There were three key calls that swung the game: (1) the called-back Hasselbeck-Jackson TD in the first quarter -- the "push" by Jackson would need to be MORE violent to be called a touch foul. This was low-end stuff -- wussy soccer players get away with more than that. (2) The mystery hold -- Seattle driving and a Hasselbeck completion got the S'hawks to the Pittsburgh 1 early in the 4th . . . but NO! The refs call holding, which could not be seen with human eyes on replay. Take away the completion, move the Shawks back to the Pitt 29 and sack, interception, drive over. (3) Hasselbeck goes low to tackle Ike Taylor after the pick and gets flagged for . . . going below the knees. WHAT? A completely blown call that gave the Steelers an additional 15 yards of field position. Four plays later, Pitt's in great position to run a trick play and does so for the TD.

No, the Roethlisberger mystery TD run doesn't even count -- after all, it would have been 4th-and-an-inch at the Seattle goal line and Big Ben is 6-foot-5 = easy sneak.

The Ugly: Seattle's hurry-up offense that lacked any hurry-up; Pitt's short yardage running (so much for beating up the smaller Seattle defenders); the Shawks' decision to go for the 50-yard FG down 14-3 on 4th-and-5 at the Pittsburgh 32 early third quarter after kicker Josh Brown had already honked from 54 -- have some stones and go for it. Pitt got the ball at its 40 after Brown whiffed again, had a fine drive going and would have been up 17-3 or 21-3 if Roethlisberger hadn't tossed the sick floater right to Herndon.
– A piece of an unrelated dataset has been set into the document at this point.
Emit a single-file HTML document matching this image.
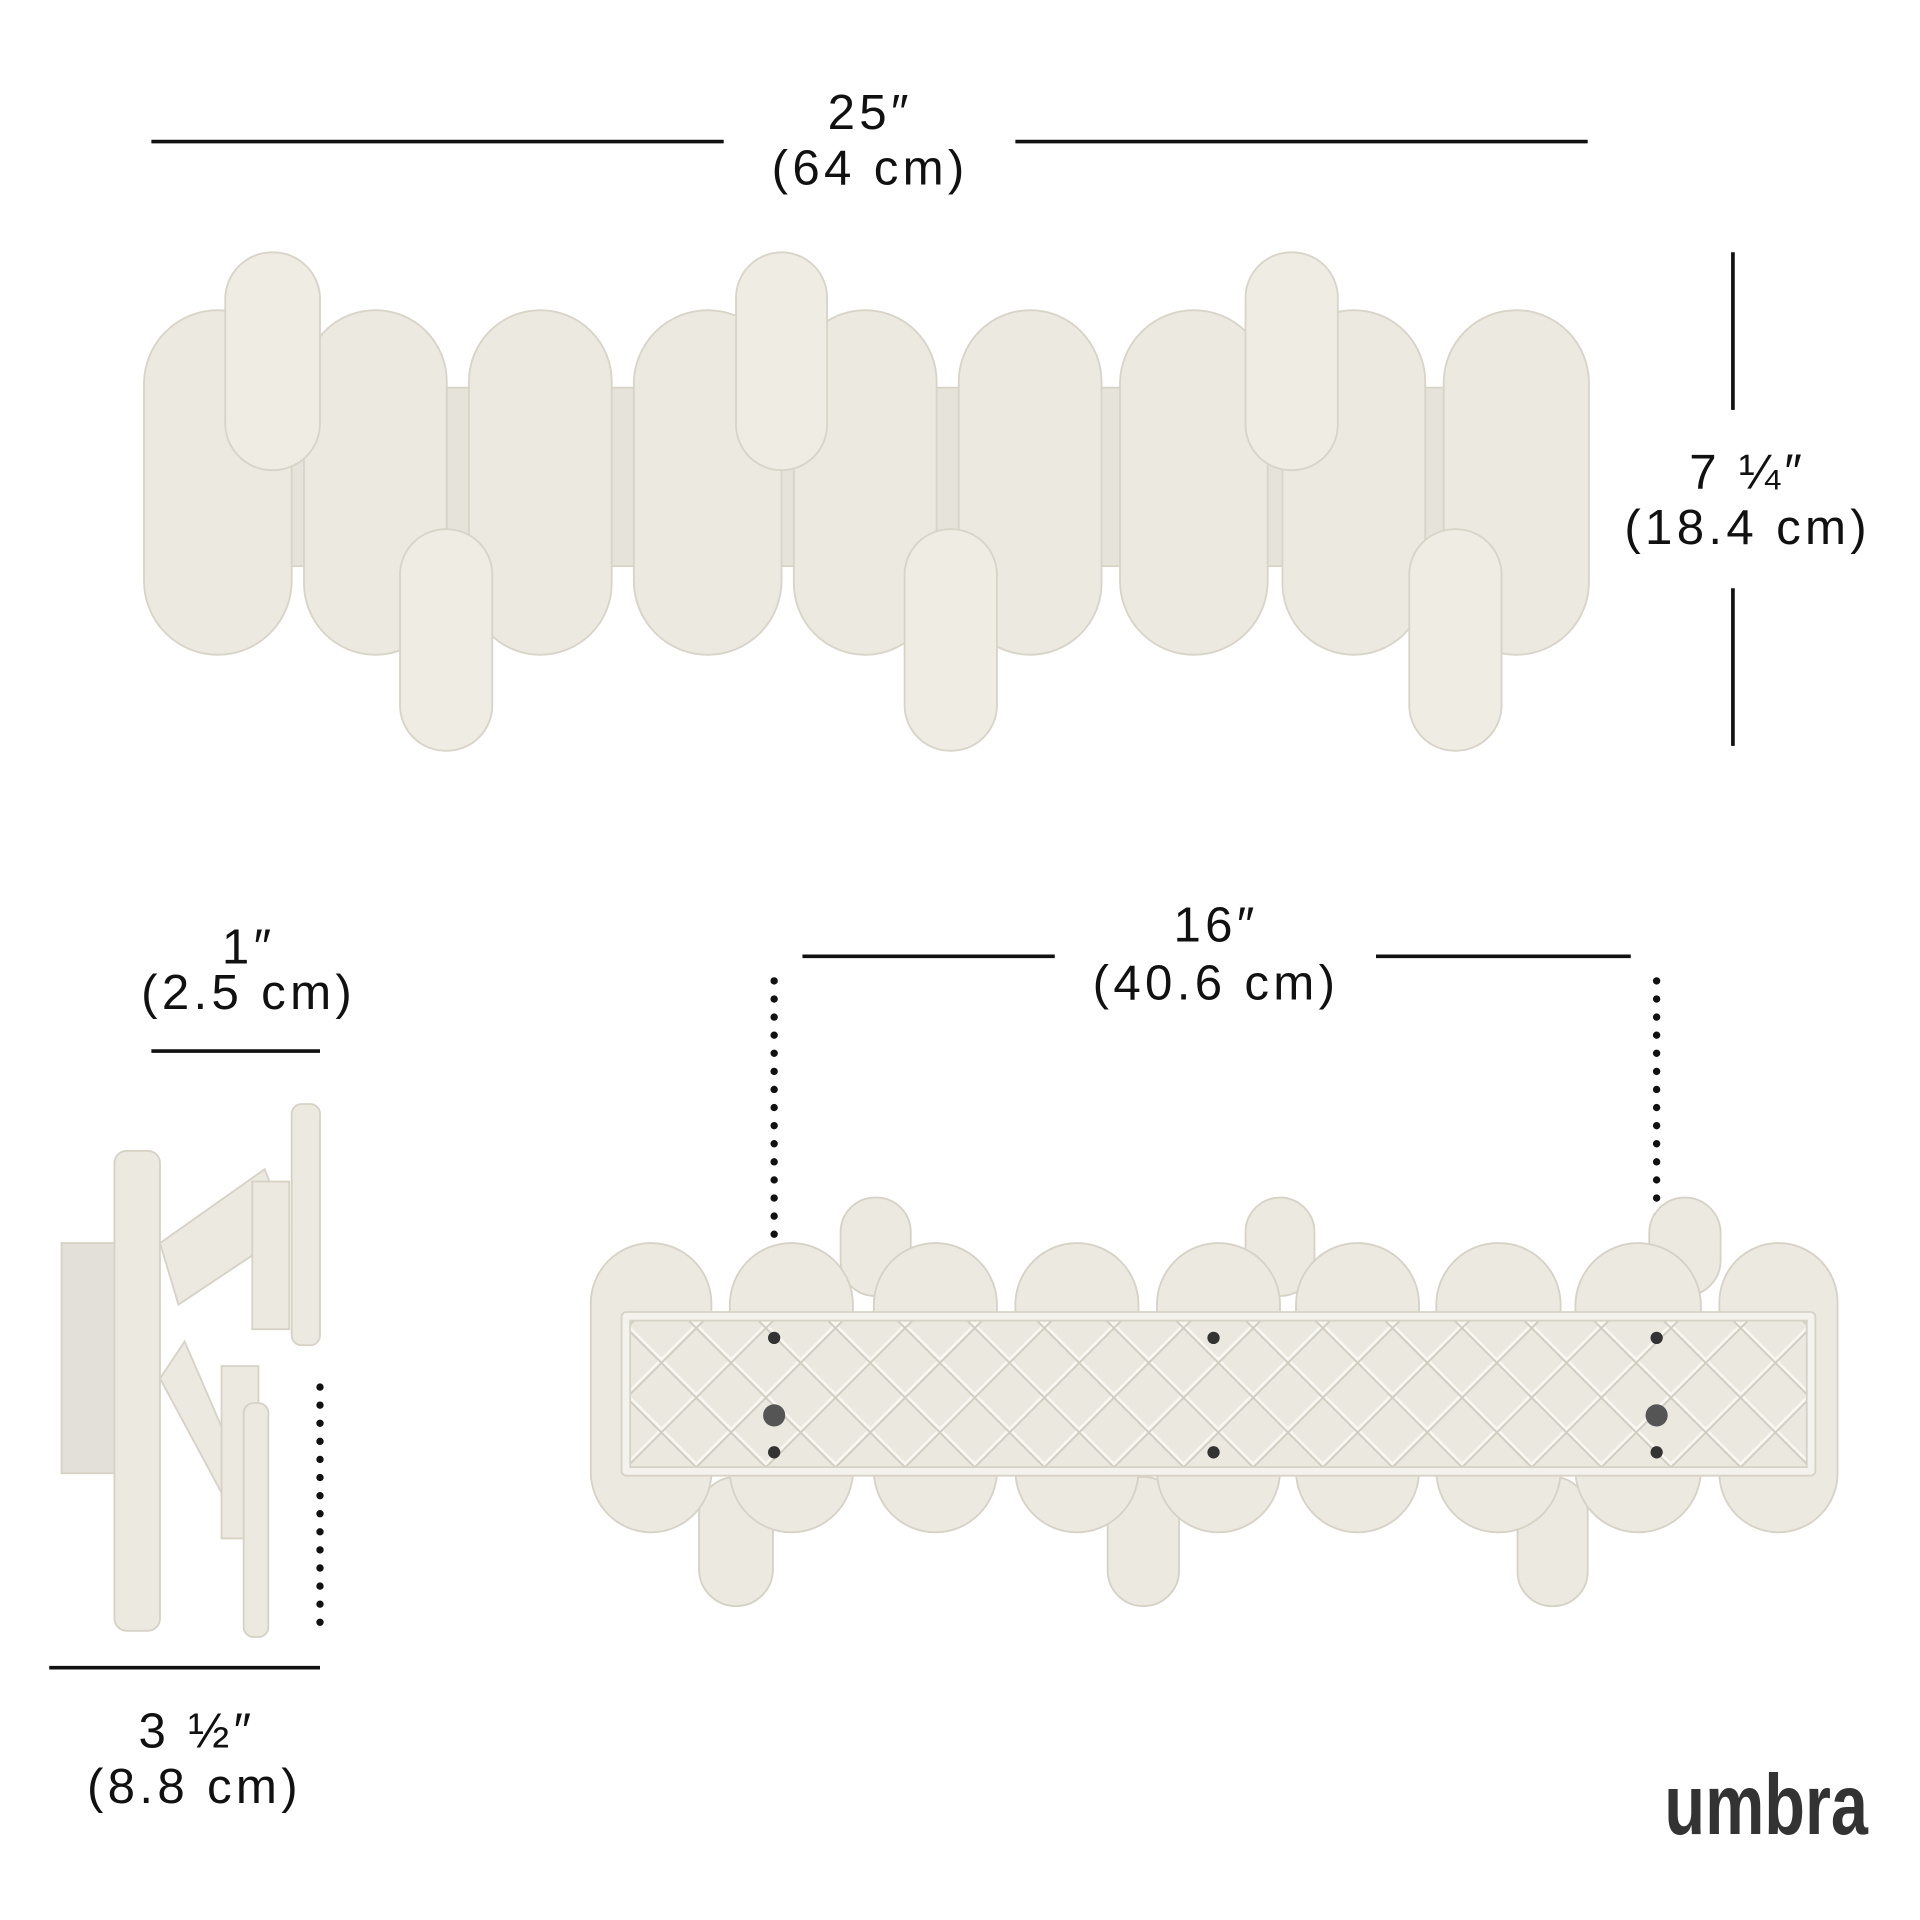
<!DOCTYPE html>
<html><head><meta charset="utf-8"><style>
html,body{margin:0;padding:0;background:#fff;}
svg{display:block;}
text{font-family:"Liberation Sans",sans-serif;fill:#111;}
</style></head><body>
<svg width="1920" height="1920" viewBox="0 0 1560 1560" xmlns="http://www.w3.org/2000/svg">
<defs>
<pattern id="lat" width="40" height="40" patternUnits="userSpaceOnUse" patternTransform="rotate(45)">
<rect width="40" height="40" fill="#ebe8df"/>
<path d="M0 0H40M0 0V40" stroke="#f8f7f2" stroke-width="5"/>
<path d="M0 3H40M3 0V40" stroke="#cfcbbf" stroke-width="1.5"/>
</pattern>
</defs>
<g stroke="#111" stroke-width="3">
<line x1="123" y1="115" x2="588" y2="115"/><line x1="825" y1="115" x2="1290" y2="115"/>
<line x1="1408" y1="205" x2="1408" y2="333"/><line x1="1408" y1="478" x2="1408" y2="606"/>
<line x1="652" y1="777" x2="857" y2="777"/><line x1="1118" y1="777" x2="1325" y2="777"/>
<line x1="123" y1="854" x2="260" y2="854"/><line x1="40" y1="1355" x2="260" y2="1355"/>
</g>
<g stroke="#111" stroke-width="6" stroke-linecap="round" stroke-dasharray="0 14.7">
<line x1="629" y1="797" x2="629" y2="1150"/><line x1="1346" y1="797" x2="1346" y2="1150"/>
<line x1="260" y1="1127" x2="260" y2="1330"/>
</g>
<g font-size="40" text-anchor="middle" letter-spacing="3.5">
<text x="707" y="105">25″</text><text x="707" y="150">(64 cm)</text>
<text x="1420" y="397">7 ¼″</text><text x="1420" y="442">(18.4 cm)</text>
<text x="202" y="783">1″</text><text x="202" y="820">(2.5 cm)</text>
<text x="988" y="765">16″</text><text x="988" y="812">(40.6 cm)</text>
<text x="160" y="1420">3 ½″</text><text x="158" y="1465">(8.8 cm)</text>
</g>
<text transform="translate(1435 1490) scale(0.82 1.05)" font-size="66" font-weight="bold" text-anchor="middle" style="fill:#333">umbra</text>
<g fill="#ece9e0" stroke="#d8d4c8" stroke-width="1.5">
<rect x="117" y="315" width="1173" height="145" fill="#e6e3da"/>
<rect x="117" y="252" width="120" height="280" rx="60"/>
<rect x="247" y="252" width="116" height="280" rx="58"/>
<rect x="381" y="252" width="116" height="280" rx="58"/>
<rect x="515" y="252" width="120" height="280" rx="60"/>
<rect x="645" y="252" width="116" height="280" rx="58"/>
<rect x="779" y="252" width="116" height="280" rx="58"/>
<rect x="910" y="252" width="120" height="280" rx="60"/>
<rect x="1042" y="252" width="116" height="280" rx="58"/>
<rect x="1173" y="252" width="118" height="280" rx="59"/>
<g fill="#efece4">
<rect x="183" y="205" width="77" height="177" rx="38"/>
<rect x="325" y="430" width="75" height="180" rx="37"/>
<rect x="598" y="205" width="74" height="177" rx="37"/>
<rect x="735" y="430" width="75" height="180" rx="37"/>
<rect x="1012" y="205" width="75" height="177" rx="37"/>
<rect x="1145" y="430" width="75" height="180" rx="37"/>
</g>
</g>
<g fill="#ece9e0" stroke="#d6d2c6" stroke-width="1.5">
<rect x="50" y="1010" width="45" height="187" fill="#e2e0d8"/>
<polygon points="130,1010 215,950 235,1000 145,1060"/>
<polygon points="130,1120 200,1250 215,1240 150,1090"/>
<rect x="205" y="960" width="30" height="120"/>
<rect x="180" y="1110" width="30" height="140"/>
<rect x="93" y="935" width="37" height="390" rx="10"/>
<rect x="237" y="897" width="23" height="196" rx="8"/>
<rect x="198" y="1140" width="20" height="190" rx="8"/>
</g>
<g fill="#ece9e0" stroke="#d6d2c6" stroke-width="1.5">
<rect x="683" y="973" width="57" height="80" rx="28"/>
<rect x="1012" y="973" width="56" height="80" rx="28"/>
<rect x="1340" y="973" width="58" height="80" rx="29"/>
<rect x="568" y="1200" width="60" height="105" rx="30"/>
<rect x="900" y="1200" width="58" height="105" rx="29"/>
<rect x="1233" y="1200" width="57" height="105" rx="28"/>
<rect x="480" y="1010" width="98" height="235" rx="49"/>
<rect x="593" y="1010" width="100" height="235" rx="50"/>
<rect x="710" y="1010" width="100" height="235" rx="50"/>
<rect x="825" y="1010" width="100" height="235" rx="50"/>
<rect x="940" y="1010" width="100" height="235" rx="50"/>
<rect x="1053" y="1010" width="100" height="235" rx="50"/>
<rect x="1167" y="1010" width="101" height="235" rx="50"/>
<rect x="1280" y="1010" width="102" height="235" rx="51"/>
<rect x="1397" y="1010" width="96" height="235" rx="48"/>
<rect x="505" y="1066" width="970" height="133" rx="4" fill="#f4f2ec"/>
<rect x="512" y="1073" width="956" height="119" fill="url(#lat)"/>
</g>
<g fill="#333">
<circle cx="629" cy="1087" r="5"/><circle cx="629" cy="1180" r="5"/>
<circle cx="986" cy="1087" r="5"/><circle cx="986" cy="1180" r="5"/>
<circle cx="1346" cy="1087" r="5"/><circle cx="1346" cy="1180" r="5"/>
<circle cx="629" cy="1150" r="9" fill="#555"/><circle cx="1346" cy="1150" r="9" fill="#555"/>
</g>
</svg>
</body></html>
More ugly: Tom Rouen's punting -- THREE touchbacks on three opportunities to completely pin the Steelers in their own end in the first half. Mike Holmgren's coaching -- once again outcoached on the big day by his counterpart, leading to a loss to an inferior opponent.

All told, the "genius" of Mike Holmgren is more myth than reality. He won a Super Bowl with a vastly superior team in a game that would have been very close but for Desmond Howard's KO returns. He lost the next Super Bowl to an inferior team. He lost this Super Bowl with bad calls, bad game management and a team that went away from what it does best (run Alexander, have Hasselbeck throw downfield). Bad job.